Phase 3 Canonical Recovery Flow & UX

  • UI flow: when /auth/client-portal/signin lacks tenant, render a new ClientPortalTenantDiscovery component prompting for email only (ID: tenant-discovery-form).
  • Server action: implement requestTenantLoginLinksAction(email) that:
    • Normalizes email and finds all client users across tenants via the new lookup helper.
    • Sends a branded email (new template under server/src/lib/email/clientPortalTenantRecoveryEmail.ts) listing one or more tenant-specific login links (vanity if active, canonical + slug otherwise).
    • Records audit logs / rate limits to prevent abuse (e.g., store last request in tenant_recovery_requests table or reuse notification logs).
  • Email content: localize strings, ensure links include slug, and include fallback instructions when no tenant is found.
  • Security: return a generic “Check your email” toast regardless of matches to avoid account enumeration; throttle repeated submissions per IP/email.
  • Callback handling: preserve callbackUrl in generated links (store in the email payload, append to the query when present).

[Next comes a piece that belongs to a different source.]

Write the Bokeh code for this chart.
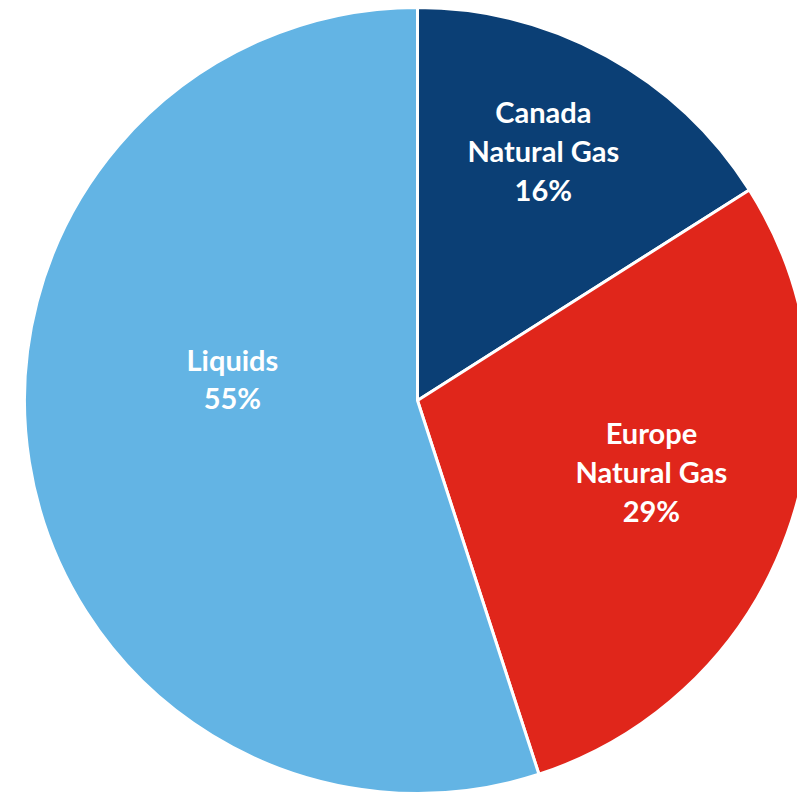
import math
from bokeh.plotting import figure
from bokeh.models import ColumnDataSource, Range1d
from bokeh.core.properties import value
from bokeh.embed import file_html
from bokeh.resources import INLINE

# Data
categories = ["Canada Natural Gas", "Europe Natural Gas", "Liquids"]
label_lines = ["Canada\nNatural Gas", "Europe\nNatural Gas", "Liquids"]
shares = [16, 29, 55]
colors = ["#0B3F75", "#E0261B", "#63B4E4"]

# Layout (label placement: radius in px and angle nudge in degrees, counter-clockwise)
label_radius = [280, 244.5, 186.4]
label_nudge_deg = [2.1, 2.9, -15.8]

W, H = 797, 793
CX, CY = 417, 400  # pie centre, pixels from left / top of figure
R = 393

total = sum(shares)
starts, ends, lx, ly, texts = [], [], [], [], []
cum = 0.0
for i, v in enumerate(shares):
    a0 = math.pi / 2 - 2 * math.pi * cum / total
    cum += v
    a1 = math.pi / 2 - 2 * math.pi * cum / total
    starts.append(a0)
    ends.append(a1)
    mid = (a0 + a1) / 2 + math.radians(label_nudge_deg[i])
    lx.append(label_radius[i] * math.cos(mid))
    ly.append(label_radius[i] * math.sin(mid))
    texts.append(f"{label_lines[i]}\n{v}%")

src = ColumnDataSource(dict(cat=categories, start=starts, end=ends, color=colors))
lsrc = ColumnDataSource(dict(x=lx, y=ly, text=texts))

p = figure(width=W, height=H, output_backend="svg", toolbar_location=None,
           x_range=Range1d(-CX, W - CX), y_range=Range1d(-(H - CY), CY),
           min_border=0, outline_line_color=None, background_fill_color="white")
p.axis.visible = False
p.grid.visible = False

p.wedge(x=0, y=0, radius=R, start_angle="start", end_angle="end", direction="clock",
        fill_color="color", line_color="white", line_width=3, source=src)

p.text(x="x", y="y", text="text", source=lsrc, text_color="white",
       text_font=value("Lato"), text_font_style="bold", text_font_size="29px",
       text_align="center", text_baseline="middle", text_line_height=1.11)

open("out.html", "w").write(file_html(p, INLINE))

Phase 4 Telemetry, Docs & Rollout

  • Logging: add structured logs + PostHog events for tenant_slug_missing, tenant_mismatch, recovery email sends, and recovery throttling.
  • Documentation: update docs/client_portal_overview.md and relevant runbooks to describe slug usage, helper APIs, and how to diagnose slug collisions or mismatch reports.
  • Feature flag & rollout: gate slug enforcement behind an env flag (e.g., CLIENT_PORTAL_REQUIRE_TENANT_SLUG) for staged rollout; enable in staging first, monitor, then production.
  • Cleanup: once stable, remove temporary logging noise and finalise TODO comments.

Testing & Rollout

  • Unit: cover slug helper, user lookup, NextAuth authorize callback, middleware redirect logic, URL builder permutations.
  • Integration: expand Playwright suites (client-portal-login-e2e, client-portal-vanity-session, client-portal-redirects) with slugged canonical runs and recovery email flow (mock provider).
  • Email snapshots: add Jest snapshots for invitation/ticket/recovery emails to confirm the correct host + tenant query.
  • Temporal: add activity tests ensuring the helper resolves vanity vs canonical correctly when running in the worker.
  • Monitoring: verify dashboards post-deploy for login failures segmented by error reason; add alert thresholds for sustained tenant_mismatch spikes.

Observability & Support

  • Surface slug + tenant ID in support tooling (e.g., add to server/src/components/contacts/ContactPortalTab.tsx) so agents can copy canonical links quickly.
  • Add Kibana/PostHog dashboards tracking recovery email volume, mismatches, and suspected slug collisions (duplicate computations for the same tenant ID).
  • Update runbooks so support teams know how to validate the computed slug, confirm tenant membership, and invalidate caches when slug discrepancies are reported.

Acceptance Testing

  • Canonical slug flow: use an invite/welcome email, ensure login succeeds, session includes correct tenant/slug, and return paths honour callbackUrl.
  • Canonical recovery: visit /auth/client-portal/signin without slug, submit an email:
    • Single-tenant email delivers one slugged link that logs in successfully.
    • Multi-tenant email yields one link per tenant with appropriate branding.
    • Unknown email still shows the generic confirmation while delivering a “not found” message.
  • Vanity domain: confirm vanity-host login bypasses slug requirement, OTT handoff still works, and discovery form remains hidden.
  • Admin tooling: copy-link action returns vanity URL when configured, otherwise canonical host + slug, and the link logs in correctly.
  • Regression: rerun existing Playwright journeys plus any new tests introduced above.

Open Questions

  • Do we need an ops-facing flow to handle rare slug collisions (e.g., temporarily overriding the slug helper for affected tenants)?
  • Should recovery emails include tenant logos/branding pulled from tenant_settings.settings.branding for better recognition?
  • Can we rely on direct DB reads from Temporal, or do we need a small internal API endpoint to fetch slug + vanity metadata?